After Houston rejected similar measures three years ago, churches in Austin may be forced to hire homosexual and transgender pastors and ministers due to a city ordinance.

Ground zero in the turmoil because of non-discrimination reforms that fail to protect religious and moral objections to sinful lifestyles has shifted to Austin.

The city’s leaders passed an employment discrimination ordinance much like 2015’s “HERO” measure in Houston, prohibiting decisions against hiring based on sexual orientation and gender identity in addition to other reasons.

The ordinance provides no limit to enforcement against churches that decide against hiring of homosexuals and transsexuals on moral and religious grounds.

Not even pastoral and other leadership positions at churches are excluded from possible city oversight and regulatory management in the capital of Texas.

Dozens of Texas churches that are members of the U.S. Pastor Council (USPC) are represented by a federal lawsuit filed earlier this month, following the Houston pattern of possibly a long battle in the courts.

Your next church pastor? In Austin, a city ordinance would force non-discrimination on the basis of homosexuality and transgender beliefs if the prospective hire claims to be a member of the church’s denomination. (Yahoo News photo)

“Every church in Austin that refuses to hire practicing homosexuals as clergy or church employees is violating city law and subject to civil penalties and liability,” the filing, U.S. Pastor Council v. Austin, reads.

“The City of Austin’s failure to exempt church hiring decisions . . . violates the U.S. Constitution, the Texas Constitution and the Texas Religious Freedom Restoration Act.”

In Houston, a tough legal struggle ended in the ordinance being placed on a ballot for a referendum vote noted as the Houston Equal Rights Ordinance or HERO.

“Houston is ground zero on this,” Steven Hotze of Conservative Republicans of Texas said in the weeks leading up to the vote.

“If Houston falls and Texas falls to the homosexual political movement on this issue, the country is gone.”
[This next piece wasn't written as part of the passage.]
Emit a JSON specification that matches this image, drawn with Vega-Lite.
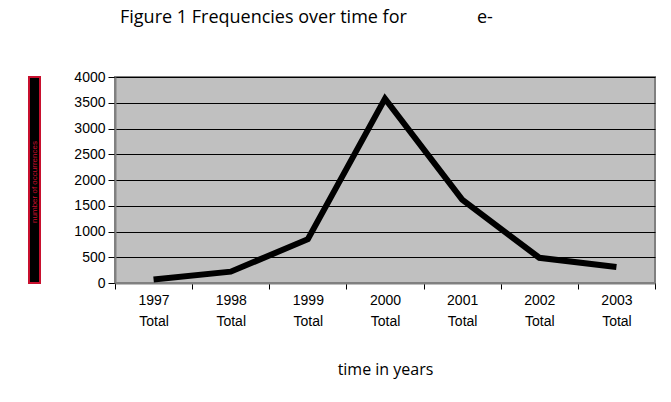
{
  "$schema": "https://vega.github.io/schema/vega-lite/v6.json",
  "background": "white",
  "padding": {"left": 28, "top": 9, "right": 5, "bottom": 5},
  "title": {
    "text": "Figure 1 Frequencies over time for\u00a0\u00a0\u00a0\u00a0\u00a0\u00a0\u00a0\u00a0\u00a0\u00a0\u00a0\u00a0\u00a0\u00a0\u00a0e-",
    "anchor": "start",
    "dx": 92,
    "font": "Open Sans",
    "fontSize": 18,
    "fontWeight": "normal",
    "color": "#000000",
    "offset": 42
  },
  "spacing": 31,
  "hconcat": [
    {
      "width": 11,
      "height": 206,
      "data": {"values": [{"t": "number of occurrences"}]},
      "view": {"fill": "#000000", "stroke": "#c8102e", "strokeWidth": 2},
      "mark": {"type": "text", "angle": 270, "color": "#c8102e", "font": "Liberation Sans", "fontSize": 8, "dx": -2},
      "encoding": {"text": {"field": "t"}}
    },
    {
      "width": 540,
      "height": 206,
      "data": {
        "values": [
          {"year": "1997 Total", "count": 70},
          {"year": "1998 Total", "count": 220},
          {"year": "1999 Total", "count": 850},
          {"year": "2000 Total", "count": 3580},
          {"year": "2001 Total", "count": 1620},
          {"year": "2002 Total", "count": 490},
          {"year": "2003 Total", "count": 310}
        ]
      },
      "view": {"fill": "#c0c0c0", "stroke": "#808080", "strokeWidth": 2},
      "mark": {"type": "line", "color": "#000000", "strokeWidth": 6, "strokeJoin": "miter", "strokeCap": "butt"},
      "encoding": {
        "x": {
          "field": "year",
          "type": "ordinal",
          "sort": null,
          "bandPosition": 0.5,
          "scale": {"type": "band", "paddingInner": 0, "paddingOuter": 0},
          "axis": {
            "title": "time in years",
            "titleFont": "Open Sans",
            "titleFontSize": 16,
            "titleFontWeight": "normal",
            "titleColor": "#000000",
            "titlePadding": 33,
            "labelExpr": "split(datum.label, ' ')",
            "labelAngle": 0,
            "labelFont": "Liberation Sans",
            "labelFontSize": 14,
            "labelLineHeight": 21,
            "labelColor": "#000000",
            "labelPadding": 4,
            "tickBand": "extent",
            "tickSize": 6,
            "tickColor": "#000000",
            "domainColor": "#808080",
            "domainWidth": 2,
            "grid": false
          }
        },
        "y": {
          "field": "count",
          "type": "quantitative",
          "scale": {"domain": [0, 4000], "nice": false},
          "axis": {
            "title": null,
            "format": "d",
            "values": [0, 500, 1000, 1500, 2000, 2500, 3000, 3500, 4000],
            "labelFont": "Liberation Sans",
            "labelFontSize": 14,
            "labelColor": "#000000",
            "labelPadding": 3,
            "tickSize": 7,
            "tickColor": "#000000",
            "domainColor": "#808080",
            "domainWidth": 2,
            "grid": true,
            "gridColor": "#000000",
            "gridWidth": 1,
            "gridOpacity": 1
          }
        }
      }
    }
  ]
}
Houston pastor Dr. Ed Young said, “This is a moral issue, and if the body of Christ does not vote and speak out, we are gone in the 21st Century.”
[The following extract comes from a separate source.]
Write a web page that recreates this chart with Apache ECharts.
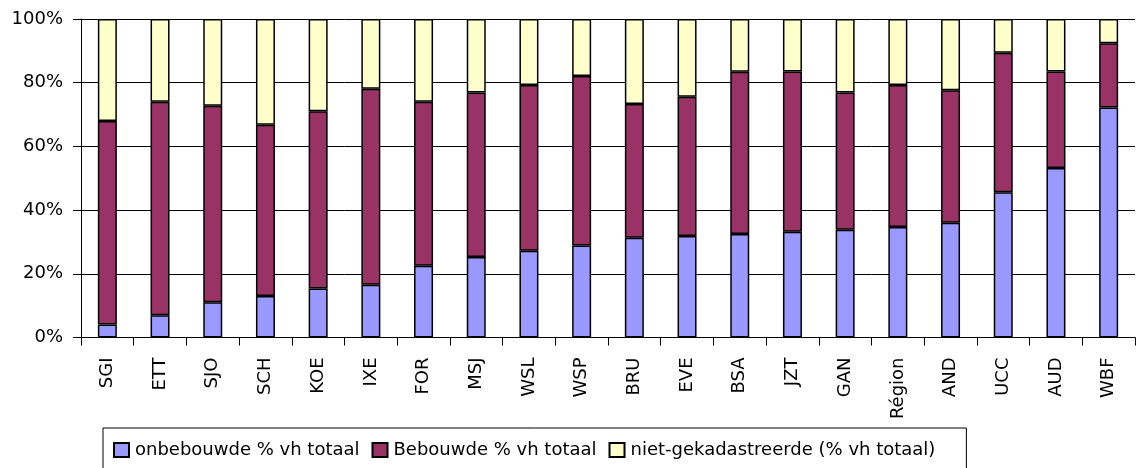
<!DOCTYPE html>
<html>
<head>
<meta charset="utf-8">
<script src="https://cdn.jsdelivr.net/npm/echarts@6/dist/echarts.min.js"></script>
<style>
html,body{margin:0;padding:0;background:#fff;}
#chart{width:1143px;height:468px;}
</style>
</head>
<body>
<div id="chart"></div>
<script>
const categories = ["SGI","ETT","SJO","SCH","KOE","IXE","FOR","MSJ","WSL","WSP","BRU","EVE","BSA","JZT","GAN","Région","AND","UCC","AUD","WBF"];
const onbebouwde = [4.1, 7.0, 11.1, 13.0, 15.4, 16.6, 22.5, 25.3, 27.2, 28.9, 31.3, 31.9, 32.5, 33.2, 33.8, 34.7, 36.0, 45.6, 53.2, 72.2];
const bebouwde = [63.9, 67.0, 61.7, 53.8, 55.6, 61.5, 51.5, 51.6, 52.1, 53.2, 42.0, 43.7, 50.9, 50.3, 43.1, 44.6, 41.6, 43.8, 30.3, 20.2];
const nietGekadastreerde = [32.0, 26.0, 27.2, 33.2, 29.0, 21.9, 26.0, 23.1, 20.7, 17.9, 26.7, 24.4, 16.6, 16.5, 23.1, 20.7, 22.4, 10.6, 16.5, 7.6];
const seriesNames = ["onbebouwde % vh totaal", "Bebouwde % vh totaal", "niet-gekadastreerde (% vh totaal)"];

const font = "DejaVu Sans";
const chart = echarts.init(document.getElementById('chart'), null, {renderer: 'canvas'});
function bar(name, data, color) {
  return {
    name: name, type: 'bar', stack: 'total', data: data, barWidth: 19,
    itemStyle: {color: color, borderColor: '#000', borderWidth: 1.5},
    emphasis: {disabled: true}
  };
}
chart.setOption({
  animation: false,
  grid: {left: 81, right: 8, top: 19, bottom: 130.5, containLabel: false},
  legend: {
    left: 103, top: 428,
    padding: [13, 31, 10, 10],
    borderColor: '#000', borderWidth: 1,
    itemWidth: 15, itemHeight: 14, itemGap: 12,
    icon: 'rect',
    textStyle: {fontFamily: font, fontSize: 18, color: '#000', padding: [0,0,0,1]},
    data: seriesNames
  },
  xAxis: {
    type: 'category', data: categories,
    axisLine: {lineStyle: {color: '#000', width: 1}},
    axisTick: {show: true, length: 8, lineStyle: {color: '#000'}},
    axisLabel: {rotate: 90, margin: 20, interval: 0, fontFamily: font, fontSize: 18, color: '#000'}
  },
  yAxis: {
    type: 'value', min: 0, max: 100, interval: 20,
    axisLine: {show: true, lineStyle: {color: '#000', width: 1}},
    axisTick: {show: true, length: 8, lineStyle: {color: '#000'}},
    axisLabel: {formatter: '{value}%', margin: 18, fontFamily: font, fontSize: 18, color: '#000'},
    splitLine: {show: true, lineStyle: {color: '#000', width: 1}}
  },
  series: [
    bar(seriesNames[0], onbebouwde, '#9999FF'),
    bar(seriesNames[1], bebouwde, '#993366'),
    bar(seriesNames[2], nietGekadastreerde, '#FFFFCC')
  ]
});
</script>
</body>
</html>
The voters of Democrat-Party-majority Houston rejected the ordinance 61- to 39-percent, prompting Houston’s lesbian mayor, Annise Parker, to respond with mournful accusations against the organized effort to defeat it.

God loves us all, including homosexuals and transgender people. But that does not mean sinners who celebrate their sin should lead a church

“This was a campaign of fear mongering and deliberate lies,” Parker said. “This isn’t misinformation, but a calculated campaign of lies designed to demonize a little-understood minority.”

Christian Action Network Chairman David Carroll researched the situation in Texas and responded with a detailed commentary report that exposes the case and its potential impact on religious exemptions in general.

“The secular war against Christianity continues apace,” Carroll concluded. In Austin, “unlike federal and various state non-discrimination laws, there is no exemption for churches.

“All Christians I know strongly believe in the “love-the-sinner, hate-the-sin” principle,” Carroll added.

“God loves us all, including homosexuals and transgender people. But that does not mean sinners who celebrate sinning should lead a church.”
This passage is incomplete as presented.